Extract, from the listing that follows, each line containing the word "this".

→ Source code of charts:

--

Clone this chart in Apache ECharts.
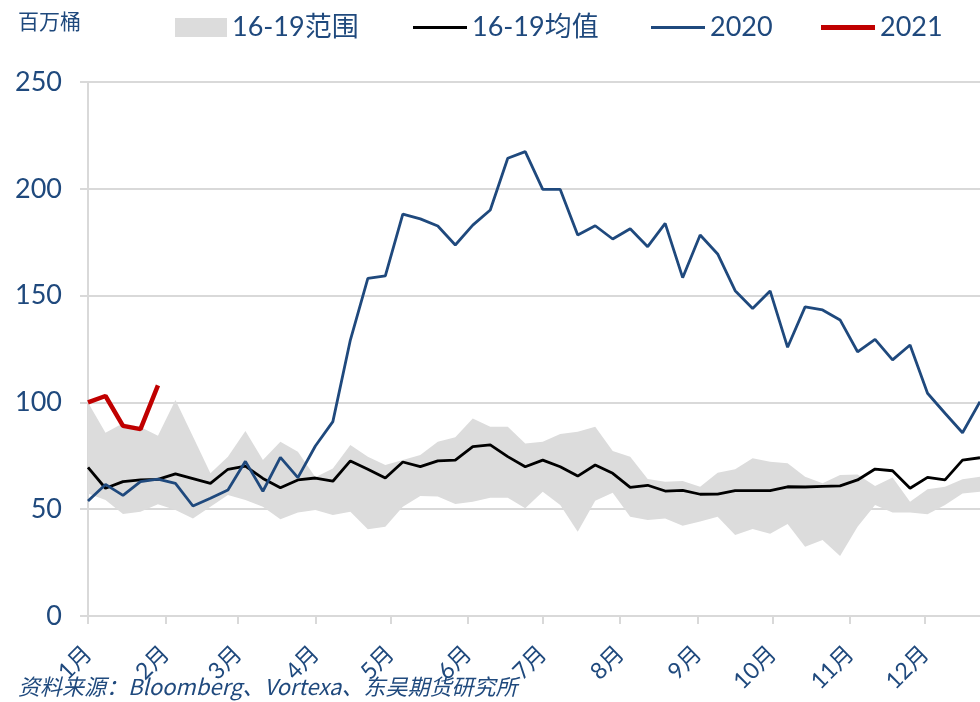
<!DOCTYPE html>
<html>
<head>
<meta charset="utf-8">
<script src="https://cdn.jsdelivr.net/npm/echarts@6/dist/echarts.min.js"></script>
<style>
  html, body { margin: 0; padding: 0; background: #fff; }
  #main { width: 980px; height: 702px; }
</style>
</head>
<body>
<div id="main"></div>
<script>
// 周数据：第 i 周；月份刻度按一年中的天数放在另一条数值轴上
var weeks = [];
for (var i = 0; i < 52; i++) weeks.push('W' + (i + 1));
var monthStarts = [0, 31, 60, 91, 121, 152, 182, 213, 244, 274, 305, 335];
var monthLabels = ['1月', '2月', '3月', '4月', '5月', '6月', '7月', '8月', '9月', '10月', '11月', '12月'];

// 16-19 区间上沿 / 下沿
var rangeHigh = [100, 85.8, 90.2, 88.5, 84.4, 101.1, 84, 66.8, 74.6, 86.6,
  73, 81.6, 76.9, 65, 69.1, 80, 74.6, 70.7, 73, 75.4,
  81.6, 83.7, 92.5, 88.6, 88.6, 80.8, 81.6, 85.2, 86.3, 88.6,
  77.2, 74.6, 64.1, 62.9, 63.2, 60.5, 67.1, 68.7, 73.8, 72.2,
  71.5, 65.2, 62.1, 66, 66.3, 60.9, 64.8, 53.5, 59.3, 60.5,
  64, 65.2];
var rangeLow = [57.4, 54.3, 47.8, 48.8, 52.3, 49.6, 45.7, 51.2, 56.6, 54.3,
  51.2, 45.3, 48.4, 49.6, 47.3, 48.8, 40.6, 41.8, 51.2, 56.2,
  55.9, 52.4, 53.5, 55.4, 55.4, 50.4, 58.2, 52, 39.5, 54,
  57.7, 46.5, 44.9, 45.7, 42.3, 44.2, 46.5, 37.9, 40.7, 38.5,
  43.1, 32.4, 35.6, 28.1, 41.8, 52, 48.4, 48.4, 47.6, 52,
  57.4, 58.2];
// 16-19 均值
var avg1619 = [69.6, 59.8, 62.9, 63.7, 64, 66.5, 64.3, 62.1, 68.7, 70.2,
  64.4, 60, 63.7, 64.6, 63.1, 72.6, 68.7, 64.6, 72.1, 69.9,
  72.6, 73, 79.3, 80.1, 74.6, 69.9, 73, 69.9, 65.5, 70.7,
  66.8, 60.2, 61.2, 58.5, 58.8, 57, 57.1, 58.7, 58.7, 58.7,
  60.5, 60.4, 60.7, 60.9, 63.7, 68.8, 68, 59.8, 64.9, 63.7,
  73, 74.1];
var y2020 = [53.8, 61.6, 56.5, 62.9, 64.1, 62.1, 51.5, 55.1, 59, 72.4,
  58.4, 74.3, 64.8, 79.6, 91, 129.2, 158.1, 159.2, 188.1, 185.9,
  182.6, 173.7, 183, 190.1, 214.3, 217.4, 199.7, 199.7, 178.4, 182.7,
  176.5, 181.3, 172.9, 183.8, 158.4, 178.4, 169.5, 152.3, 144, 152.2,
  125.8, 144.7, 143.3, 138.6, 123.7, 129.5, 119.9, 126.9, 104.3, 94.9,
  85.8, 100.3];
var y2021 = [100, 103, 89, 87.5, 108];

var TXT = '#1f497d';
var FONT = "Lato, 'Noto Sans CJK SC', sans-serif";

var myChart = echarts.init(document.getElementById('main'));

var legendBase = {
  top: 9,
  icon: 'rect',
  itemWidth: 54,
  itemHeight: 3,
  textStyle: { color: TXT, fontSize: 27, fontFamily: FONT }
};

var option = {
  animation: false,
  backgroundColor: '#fff',
  grid: { left: 88, right: 0, top: 82, bottom: 86, containLabel: false },
  legend: [
    Object.assign({}, legendBase, { left: 170, itemWidth: 52, itemHeight: 19, data: ['16-19范围'] }),
    Object.assign({}, legendBase, { left: 408, data: ['16-19均值'] }),
    Object.assign({}, legendBase, { left: 646, data: ['2020'] }),
    Object.assign({}, legendBase, { left: 816, itemHeight: 5, data: ['2021'] })
  ],
  graphic: [
    { type: 'text', left: 18, top: 11, style: { text: '百万桶', fill: TXT, font: "21px 'Noto Sans CJK SC'" } },
    { type: 'text', left: 18, top: 676, style: { text: '资料来源：Bloomberg、Vortexa、东吴期货研究所', fill: TXT, font: "italic 22px 'Noto Sans CJK SC'" } }
  ],
  xAxis: [
    {
      type: 'category',
      position: 'top',
      data: weeks,
      boundaryGap: false,
      show: false
    },
    {
      type: 'value',
      position: 'bottom',
      min: 0,
      max: 357,
      splitLine: { show: false },
      axisLine: { lineStyle: { color: '#d9d9d9', width: 2 } },
      axisTick: { show: true, customValues: monthStarts, length: 8, lineStyle: { color: '#d9d9d9', width: 2 } },
      axisLabel: {
        customValues: monthStarts,
        rotate: 45,
        margin: 34,
        color: TXT,
        fontSize: 23,
        fontFamily: FONT,
        formatter: function (v) { return monthLabels[monthStarts.indexOf(v)]; }
      }
    }
  ],
  yAxis: {
    type: 'value',
    min: 0,
    max: 250,
    interval: 50,
    axisLine: { show: true, lineStyle: { color: '#d9d9d9', width: 2 } },
    axisTick: { show: true, length: 8, lineStyle: { color: '#d9d9d9', width: 2 } },
    splitLine: { lineStyle: { color: '#d9d9d9', width: 2 } },
    axisLabel: { color: TXT, fontSize: 27, fontFamily: FONT, margin: 26 }
  },
  series: [
    {
      name: 'low',
      type: 'line',
      stack: 'band',
      symbol: 'none',
      lineStyle: { opacity: 0 },
      data: rangeLow
    },
    {
      name: '16-19范围',
      type: 'line',
      stack: 'band',
      symbol: 'none',
      itemStyle: { color: '#dcdcdc' },
      lineStyle: { opacity: 0, width: 0 },
      areaStyle: { color: '#dcdcdc', opacity: 1 },
      data: rangeHigh.map(function (v, i) { return v - rangeLow[i]; })
    },
    {
      name: '16-19均值',
      type: 'line',
      symbol: 'none',
      itemStyle: { color: '#000' },
      lineStyle: { color: '#000', width: 2.8 },
      data: avg1619
    },
    {
      name: '2020',
      type: 'line',
      symbol: 'none',
      itemStyle: { color: '#1f497d' },
      lineStyle: { color: '#1f497d', width: 2.8 },
      data: y2020
    },
    {
      name: '2021',
      type: 'line',
      symbol: 'none',
      itemStyle: { color: '#c00000' },
      lineStyle: { color: '#c00000', width: 4.5 },
      data: y2021
    }
  ]
};

myChart.setOption(option);
</script>
</body>
</html>
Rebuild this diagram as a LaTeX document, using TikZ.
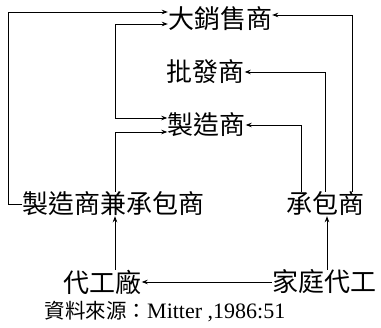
\documentclass[tikz,border=0pt]{standalone}
\usepackage{fontspec}
\setmainfont{Liberation Serif}
\newfontfamily\cjk{Noto Sans CJK TC}
\usetikzlibrary{arrows.meta}
\begin{document}
\begin{tikzpicture}[x=1pt,y=1pt,
  lbl/.style={inner sep=0pt, font=\cjk\fontsize{26}{28}\selectfont},
  conn/.style={line width=0.8pt, -{Stealth[length=6pt,width=4.5pt]}},
  plain/.style={line width=0.8pt}]
\useasboundingbox (0,0) rectangle (381,328);
\node[lbl] (A) at (220,309) {大銷售商};
\node[lbl] (B) at (205.5,256) {批發商};
\node[lbl] (C) at (206.5,203) {製造商};
\node[lbl] (D) at (113.5,124) {製造商兼承包商};
\node[lbl] (E) at (325.5,124) {承包商};
\node[lbl] (F) at (102.5,46) {代工廠};
\node[lbl] (G) at (324,46) {家庭代工};
\node[inner sep=0pt] (S) at (165,16) {{\cjk\fontsize{20.5}{22}\selectfont 資料來源：}{\fontsize{22}{24}\selectfont Mitter ,1986:51}};
% connectors
\draw[conn] (D.west) -- (8,124) |- ([yshift=7]A.west);
\draw[line width=0.8pt, {Stealth[length=6pt,width=4.5pt]}-{Stealth[length=6pt,width=4.5pt]}] ([yshift=-5]A.west) -| (115,210) -- ([yshift=7]C.west);
\draw[conn] (D.north -| 115,0) |- ([yshift=-7]C.west);
\draw[conn] (E.north -| 301,0) |- (C.east);
\draw[conn] (E.north -| 325,0) |- (B.east);
\draw[conn] (E.north -| 352,0) |- ([yshift=4]A.east);
\draw[conn] (F.north -| 115,0) -- (D.south -| 115,0);
\draw[conn] (G.north -| 327,0) -- (E.south -| 327,0);
\draw[conn] (G.west) -- (F.east);
\end{tikzpicture}
\end{document}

--

→ FINISHED ANSWER:
Clone this chart in Apache ECharts.
Rebuild this diagram as a LaTeX document, using TikZ.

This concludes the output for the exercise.